De acordo com PF, os irmãos Brazão encomendaram o crime como ápice das desavenças com políticos do PSOL. O estopim teria sido a atuação de Marielle contra a regularização de loteamento irregulares, negócio no qual a família atuava, segundo as investigações.
Lessa afirma que receberia em troca a autorização para explorar um terreno entre as zona oeste e norte, no bairro do Tanque, que se chamaria “Nova Medellín” Além da exploração de uma milícia no local, o ex-PM afirma que os Brazão tinham interesse em ampliar sua área de influência política por meio do ex-PM Edmilson de Oliveira, conhecido como Macalé.
“Eles não tinham o mínimo ali. Nada. Eles não tinham gerência nenhuma ali. Eles não tinham predominância política ali. E o Macalé sendo uma pessoa altamente popular, […] tinha um perfil político”, disse ele.
O ex-PM afirmou que seu papel na sociedade era o bom transito dentro das polícias Militar e Civil, corporações em que atuou por mais de uma década em cada.
“Trabalhei dez anos na Polícia Civil e dez anos na PM. Todas as pessoas [com] que eu trabalhei na época, os oficiais que eram tenentes, são coronéis. Chegaram a altos cargos. Todos os delegados que eu vi novinhos, hoje são delegados, são chefes de polícia. Então, o meu acesso era ótimo, até eu ser preso.”
Em vídeo divulgado pelo Fantástico, Lessa estimou em US$ 10 milhões o faturamento com o empreendimento irregular. Contudo, no depoimento, o ex-PM minimizou o valor para os irmãos Brazão.
“Se a gente for colocar simplesmente os valores em si, na mesa, para eles não é nada. Eles fazem isso há 30 anos. Tanto o Chiquinho, quanto o Domingos”, disse ele.
A vereadora foi assassinada no bairro Estácio, centro do Rio, por volta das 21h30 do dia 14 de março de 2018. Seu veículo foi atacado a tiros quando ela voltava de um encontro com mulheres negras na Lapa, também no centro, a cerca de 4 km dali.

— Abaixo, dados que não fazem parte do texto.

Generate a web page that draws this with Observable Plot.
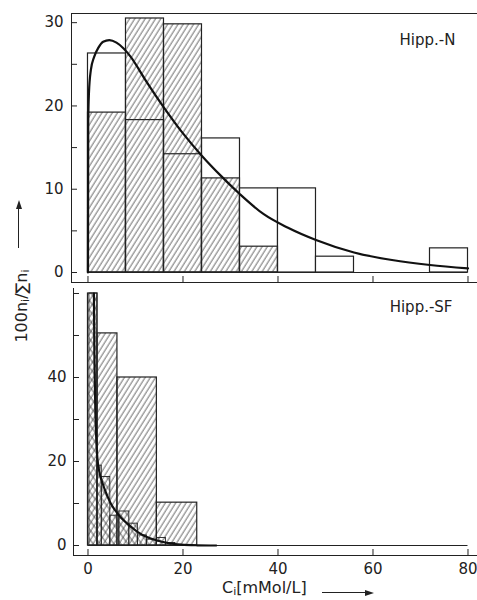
<!DOCTYPE html>
<html><head><meta charset="utf-8">
<script src="https://cdn.jsdelivr.net/npm/d3@7"></script>
<script src="https://cdn.jsdelivr.net/npm/@observablehq/plot@0.6"></script>
<style>
body{margin:0;background:#fff;}
#wrap{position:relative;width:477px;height:600px;font-family:"DejaVu Sans",sans-serif;color:#222;overflow:hidden;}
#top,#bot{position:absolute;left:0;}
#top{top:0px} #bot{top:284px}
.lbl{position:absolute;white-space:nowrap;font-size:16px;line-height:1;}
.lbl sub{font-size:11px;vertical-align:-2px;line-height:0;}
</style></head><body>
<svg width="0" height="0" style="position:absolute">
<defs>
<pattern id="hatch" patternUnits="userSpaceOnUse" width="4.4" height="10" patternTransform="rotate(32)">
<line x1="1" y1="-1" x2="1" y2="11" stroke="#333" stroke-width="0.75"/>
</pattern>
<pattern id="back" patternUnits="userSpaceOnUse" width="5.6" height="10" patternTransform="rotate(-36)">
<line x1="1" y1="-1" x2="1" y2="11" stroke="#333" stroke-width="0.75"/>
</pattern>
</defs></svg>
<div id="wrap">
<div id="top"></div>
<div id="bot"></div>
<div class="lbl" id="ylab" style="left:22px;top:306px;transform:translate(-50%,-50%) rotate(-90deg);">100n<sub>i</sub>/∑n<sub>i</sub></div>
<div style="position:absolute;left:18px;top:207px;width:1px;height:41px;background:#222"></div>
<div style="position:absolute;left:15.5px;top:200px;width:0;height:0;border-left:3px solid transparent;border-right:3px solid transparent;border-bottom:9px solid #222"></div>
<div class="lbl" id="xlab" style="left:222px;top:580px;">C<sub>i</sub>[mMol/L]</div>
<div style="position:absolute;left:322px;top:592px;width:44px;height:1px;background:#222"></div>
<div style="position:absolute;left:365px;top:589.5px;width:0;height:0;border-top:3px solid transparent;border-bottom:3px solid transparent;border-left:9px solid #222"></div>
</div>
<script>
// ---------- Hipp.-N (top panel) ----------
const nEdges   = [0, 8, 16, 24, 32, 40, 48, 56, 64, 72, 80];
const nOpen    = [26.3, 18.3, 14.2, 16.1, 10.1, 10.1, 1.9, 0, 0, 2.9];
const nHatched = [19.2, 30.5, 29.8, 11.3, 3.1, 0, 0, 0, 0, 0];
const nCurveX  = [0, 0.05, 0.2, 0.6, 1.3, 2.2, 3.2, 4.5, 6, 7.5, 9, 12, 16, 20, 24, 28, 32, 37, 42, 48, 56, 64, 72, 80];
const nCurveY  = [0, 18, 21.5, 24.3, 25.9, 27, 27.7, 27.9, 27.6, 26.9, 25.9, 23.2, 19.8, 16.7, 14.0, 11.6, 9.4, 7.0, 5.4, 3.9, 2.4, 1.5, 0.9, 0.5];
const nYTicks  = [0, 5, 10, 15, 20, 25, 30];
const nYLabels = [0, 10, 20, 30];

// ---------- Hipp.-SF (bottom panel) ----------
const sfEdges     = [0, 2, 6.2, 14.5, 23];
const sfHatched   = [60, 50.5, 40, 10.2];
const sfFineEdges = [0.3, 2.0, 2.9, 4.7, 6.6, 8.7, 10.5, 12.4, 14.5, 16.4, 18.4];
const sfFine      = [60, 19, 16.3, 7.1, 8.1, 5.2, 2.4, 1.4, 1.8, 0.6];
const sfCurveX    = [1.25, 1.35, 1.5, 1.7, 2.0, 2.5, 3.1, 4, 4.8, 5.7, 6.6, 7.6, 8.7, 10.5, 12.4, 14.5, 16.8, 19.6, 23, 27];
const sfCurveY    = [60, 46, 35, 26.5, 20.5, 17, 14.7, 12, 10, 8.4, 7.1, 5.9, 4.8, 3.2, 2.0, 1.2, 0.6, 0.2, 0.05, 0];
const sfYTicks    = [0, 10, 20, 30, 40, 50, 60];
const sfYLabels   = [0, 20, 40];

const xTicks = [0, 20, 40, 60, 80];
const baseX  = [0, 80];

const ink = "#222";
const font = {fontFamily: "DejaVu Sans, sans-serif", fontSize: "15px", color: ink, background: "transparent", overflow: "visible"};

const nBins = nOpen.map((v, i) => ({x1: nEdges[i], x2: nEdges[i + 1], open: v, hatched: nHatched[i]}));
const nCurve = nCurveX.map((x, i) => ({x, y: nCurveY[i]}));
const sfBins = sfHatched.map((v, i) => ({x1: sfEdges[i], x2: sfEdges[i + 1], y: v}));
const sfFineBins = sfFine.map((v, i) => ({x1: sfFineEdges[i], x2: sfFineEdges[i + 1], y: v}));
const sfCurve = sfCurveX.map((x, i) => ({x, y: sfCurveY[i]}));

const topPlot = Plot.plot({
  width: 477, height: 284,
  marginLeft: 71, marginRight: 0, marginTop: 13, marginBottom: 2,
  style: font,
  x: {domain: [-3.47, 82.0]},
  y: {domain: [-1.2, 31.1]},
  marks: [
    Plot.rect(nBins.filter(d => d.open > 0), {x1: "x1", x2: "x2", y1: 0, y2: "open", fill: "white", stroke: ink, strokeWidth: 1.2}),
    Plot.rect(nBins.filter(d => d.hatched > 0), {x1: "x1", x2: "x2", y1: 0, y2: "hatched", fill: "url(#hatch)", stroke: ink, strokeWidth: 1.2}),
    Plot.ruleY([0], {x1: baseX[0], x2: baseX[1], stroke: ink, strokeWidth: 1.2}),
    Plot.line(nCurve, {x: "x", y: "y", curve: "monotone-x", stroke: "#111", strokeWidth: 2.2}),
    Plot.frame({anchor: "top", stroke: ink, strokeWidth: 1}),
    Plot.frame({anchor: "left", stroke: ink, strokeWidth: 1}),
    Plot.frame({anchor: "bottom", stroke: ink, strokeWidth: 1}),
    Plot.axisY({ticks: nYLabels, tickSize: 0, tickPadding: 8, label: null, fontSize: 15}),
    Plot.axisY({ticks: nYTicks, tickSize: 6, dx: 6, tickFormat: () => "", label: null}),
    Plot.axisX({ticks: xTicks, tickSize: 6, dy: -6, tickFormat: () => "", label: null}),
    Plot.text(["Hipp.-N"], {frameAnchor: "top-right", textAnchor: "end", lineAnchor: "middle", dx: -22, dy: 27, fontSize: 15, fill: ink})
  ]
});
document.getElementById("top").appendChild(topPlot);

const botPlot = Plot.plot({
  width: 477, height: 316,
  marginLeft: 73, marginRight: 0, marginTop: 4, marginBottom: 45,
  style: font,
  x: {domain: [-3.05, 82.0]},
  y: {domain: [-2.38, 61.19]},
  marks: [
    Plot.rect(sfBins, {x1: "x1", x2: "x2", y1: 0, y2: "y", fill: "url(#hatch)", stroke: ink, strokeWidth: 1.2}),
    Plot.rect(sfFineBins, {x1: "x1", x2: "x2", y1: 0, y2: "y", fill: "url(#back)", stroke: ink, strokeWidth: 0.9}),
    Plot.ruleY([0], {x1: baseX[0], x2: baseX[1], stroke: ink, strokeWidth: 1.2}),
    Plot.line(sfCurve, {x: "x", y: "y", curve: "monotone-x", stroke: "#111", strokeWidth: 2.2}),
    Plot.frame({anchor: "left", stroke: ink, strokeWidth: 1}),
    Plot.frame({anchor: "bottom", stroke: ink, strokeWidth: 1}),
    Plot.axisY({ticks: sfYLabels, tickSize: 0, tickPadding: 7, label: null, fontSize: 15}),
    Plot.axisY({ticks: sfYTicks, tickSize: 6, dx: 6, tickFormat: () => "", label: null}),
    Plot.axisX({ticks: xTicks, tickSize: 0, tickPadding: 8, label: null, fontSize: 15}),
    Plot.axisX({ticks: xTicks, tickSize: 6, dy: -6, tickFormat: () => "", label: null}),
    Plot.text(["Hipp.-SF"], {frameAnchor: "top-right", textAnchor: "end", lineAnchor: "middle", dx: -25, dy: 19, fontSize: 15, fill: ink})
  ]
});
document.getElementById("bot").appendChild(botPlot);
</script>
</body></html>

Marielle estava no banco de trás com sua assessora, que sofreu ferimentos leves. Na frente estava o motorista Anderson Gomes, 39, que também morreu. Após os disparos, os criminosos fugiram do local em disparada, sem roubar nada.
Os suspeitos negam envolvimento no crime. O deputado Chiquinho Brazão afirmou que tinha “ótima relação” com Marielle quando era vereador e minimizou a divergência apontada pela PF em relação a um projeto dele para flexibilizar regras de regularização de terras no Rio.
A defesa de Domingos Brazão diz, em nota, que “delações não devem ser tratadas como verdade absoluta especialmente quando se trata da palavra de criminosos que fizeram dos assassinatos seu meio de vida” e que “aguarda que os fatos sejam concretamente esclarecidos”.
Thalita Mesquita, que defende Rivaldo Barbosa, nega qualquer envolvimento do delegado com o crime e diz ter certeza de sua inocência.